Some York County Christmases of the 1890s
It looks like children of over a century ago received plenty of toys for Christmas if they were from well off families, like Morris Small and Henry Spahr Small, pictured here.
The photos are from an album of photos taken from 1896 to 1910 and donated in 1957 to the York County Heritage Trust Library and Archives by Dr. Luther A. Gotwalt, who might have been related to the Small children.
I’m not sure if Morris and Henry were brothers, or, perhaps, cousins. Each seems to have his own Christmas tree. Even though these snapshots are over a century old, you can make out some of the very nice toys in the photos.
Note that little Henry S. Small is wearing a dress, the fashion of the day for very small boys. His father was David E. Small, who, according to Prowell’s 1907 History of York County, Pennsylvania, was active in two manufacturing businesses: The Ruth Machine Company, makers of hosiery knitting machines and, also, commercial scale manufacturer York Automatic Scale Company.
The photo captioned: “Dec. 25, 1896, Morris Small” shows a sled painted with a horse, a child’s rocking chair, and a book or game titled Museum Wonders. A box has “Barnum’s” on the lid, probably a circus toy. There are ten pins behind the fence surrounding the tree and maybe a house model. Morris is holding what looks to be a full-sized hammer. The dog is real, just managing to get into the picture.

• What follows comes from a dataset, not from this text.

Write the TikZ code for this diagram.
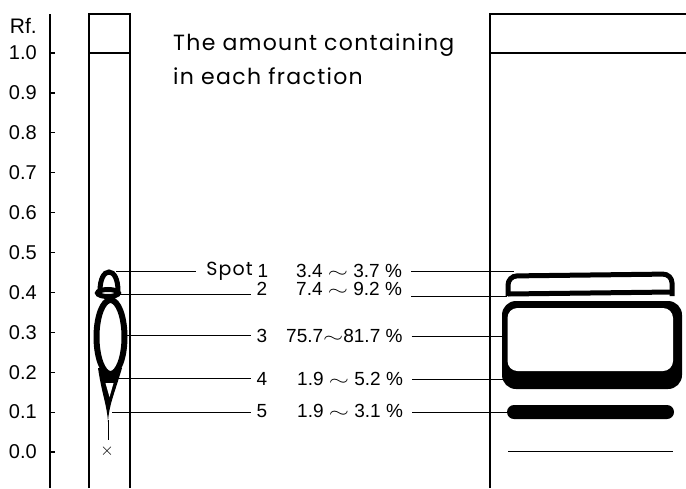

More toys are probably out of camera range in the photo of “Henry S. Small’s Christmas Tree, Dec. 25, 1897.” You can see a stick horse, toy riding horse and a drum set. The child’s chair might have a bow on it. There is a village under the tree–you can see a train tunnel. The woman is identified as Mrs. D. E. Small, probably the grandmother. I need to check the files at York County Heritage Trust, but I think she might be the widow of David Etter Small of Small and Billmeyer Car Works fame.
“Henry S. Small’s Xmas Tree, Dec. 26, 1898” also shows lots of toys, including a large toy train on the floor, a sled, a book with elephants and palm trees and an impressive steam ship. You can see the same train tunnel in the layout under the tree. The other boy in the photo is Morris. This time he is holding a hatchet.
The presents under “Morris Small’s Xmas Tree, Dec. 26, 1898” include a large tool chest with a sizable saw sticking out of it. I see a pattern here.